Sometimes a company’s worst enemy is their own creation and Vidable, Inc. (PINKSHEETS: VIBE) may fall victim to this fate as the online video classified company has done a less than impressive job building an inventory of businesses willing to upload their videos to attract consumers. Taking a look at VIBE’s press release distributed on Tuesday in which they announced they would be placing their ad inventory in advertising auction networks the question becomes, what kind of businesses are willing to pay for advertising on a site that has minimal traffic?
It’s a tough spot for VIBE because they are relatively new to the online game, having just launched their online video classifieds website last month. That being said it’s understandable that the number of businesses utilizing the site would be limited but there are a few more concerning red flags that should be noted by investors.
Taking a look at VIBE’s website those concerns may become quite evident. While they announced on February 13, 2012 that their video content had increased by 237% that figure becomes less impressive when the total number of videos on the site remains minimal. Making matters even worse is that the press release didn’t specify when that increase took place, meaning investors have no idea how many new videos represent the content growth.
In addition, almost all the video content on the company’s site were uploaded on the same date and very few, if any, have been uploaded since. As stated by Lino Luciani, VIBE president, “Growing our video content is a vital part of our revenue model as this will keep consumers coming back to the site. Not only will it keep people coming back; it will also help with our ad inventory for our self-serve ad platform.” Well by the looks of the site they aren’t doing a very good job of growing video content.

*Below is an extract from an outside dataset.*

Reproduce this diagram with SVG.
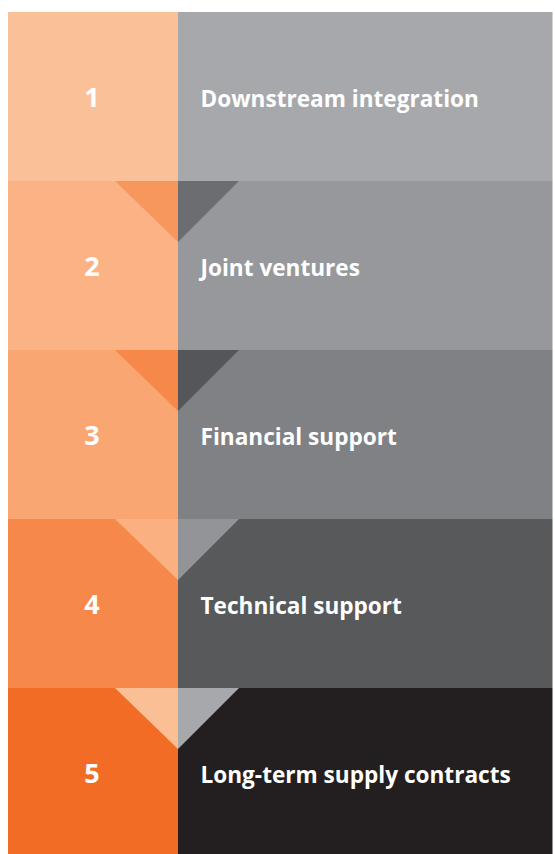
<svg xmlns="http://www.w3.org/2000/svg" width="555" height="854" viewBox="0 0 555 854">
<style>
.num{font-family:"Open Sans","Noto Sans",sans-serif;font-weight:700;font-size:27px;fill:#ffffff;text-anchor:middle}
.lbl{font-family:"Open Sans","Noto Sans",sans-serif;font-weight:700;font-size:22.6px;fill:#ffffff}
</style>
<rect width="555" height="854" fill="#ffffff"/>
<g id="row1">
<rect x="8" y="12" width="170" height="169" fill="#FAC098"/>
<rect x="178" y="12" width="374.5" height="169" fill="#A7A8AB"/>
<text class="num" x="92" y="106.7">1</text>
<text class="lbl" x="200.5" y="106.7">Downstream integration</text>
</g>
<g id="row2">
<rect x="8" y="181" width="170" height="169" fill="#FBB386"/>
<rect x="178" y="181" width="374.5" height="169" fill="#97989B"/>
<polygon points="115,181 178,181 178,242" fill="#F7975D"/>
<polygon points="178,181 239,181 178,242" fill="#6C6D70"/>
<text class="num" x="92" y="275.7">2</text>
<text class="lbl" x="200.5" y="275.7">Joint ventures</text>
</g>
<g id="row3">
<rect x="8" y="350" width="170" height="169" fill="#F9A672"/>
<rect x="178" y="350" width="374.5" height="169" fill="#808184"/>
<polygon points="115,350 178,350 178,411" fill="#F6884A"/>
<polygon points="178,350 239,350 178,411" fill="#555659"/>
<text class="num" x="92" y="444.7">3</text>
<text class="lbl" x="200.5" y="444.7">Financial support</text>
</g>
<g id="row4">
<rect x="8" y="519" width="170" height="169" fill="#F6884A"/>
<rect x="178" y="519" width="374.5" height="169" fill="#58595B"/>
<polygon points="115,519 178,519 178,580" fill="#FAB081"/>
<polygon points="178,519 239,519 178,580" fill="#939497"/>
<text class="num" x="92" y="613.7">4</text>
<text class="lbl" x="200.5" y="613.7">Technical support</text>
</g>
<g id="row5">
<rect x="8" y="688" width="170" height="166" fill="#F36C26"/>
<rect x="178" y="688" width="374.5" height="166" fill="#231F20"/>
<polygon points="115,688 178,688 178,749" fill="#FBBF96"/>
<polygon points="178,688 239,688 178,749" fill="#A7A8AB"/>
<text class="num" x="92" y="782.7">5</text>
<text class="lbl" x="200.5" y="782.7">Long-term supply contracts</text>
</g>
<g id="connectors"></g>
</svg>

This makes VIBE’s expectation of reaching 50,000 channels in 2 months extremely doubtful unless of course they just simply add the channels themselves and leave them empty. VIBE explained how they would be generating money from their business plan in this February 13, 2012 release stating “Ad agencies or businesses will be able to purchase targeted banner space on Vidable.com. For instance, insurance companies may want to purchase banner space in the automotive category. Due to the level of targeting options coupled with the high commercial intent by visitors on Vidable.com, advertisers gain distinct advantage advertising. This will allow Vidable the ability to charge more for their ad inventory.”
Unfortunately for VIBE they may find it hard to convince those ad agencies or businesses to advertise when there is no traffic to the site.
Earlier this week VIBE tried to impress investors with some industry projections, noting “According to eMarketer, US online ad spending is expected to grow 23% in 2012 to $39.5 billion; this follows a robust 2011 with a projected 23% growth rate to $32.03 billion. Advertising spending is expected to continue to shift online with internet ad spending expected to break the $40 billion barrier in 2014.” The chance of VIBE actually enjoying any of that growth is very limited based on their current situation.
It may be true that online ad spending will continue to climb and move past print newspaper and magazine advertising in 2012 but that doesn’t mean advertisers will just spend their money on any site. Right now advertising on VIBE is the equivalent of putting a billboard advertisement on a deserted road, nobody is seeing the message.
While Luciani has stated “The Company is creating a new way for local merchants and consumers to attract buyers and sell goods and services. The site will provide consumers with an economical and unique method to discover what to do, eat, see and buy in the local places they live and work,” It’s hard to see what’s so new about what they are doing. Adding video content? There are a number of sites that afford ad agencies and businesses the ability to upload video content as a means of attracting customers.
VIBE received a nice little boost earlier this week when their share price jumped to a high of 0.050 on Tuesday but by Thursday those shares were down to a low of 0.019 as many investors unloaded during the quick run-up. Shares are now holding around the 0.026 level but there is little reason to believe that they will climb higher based on real growth.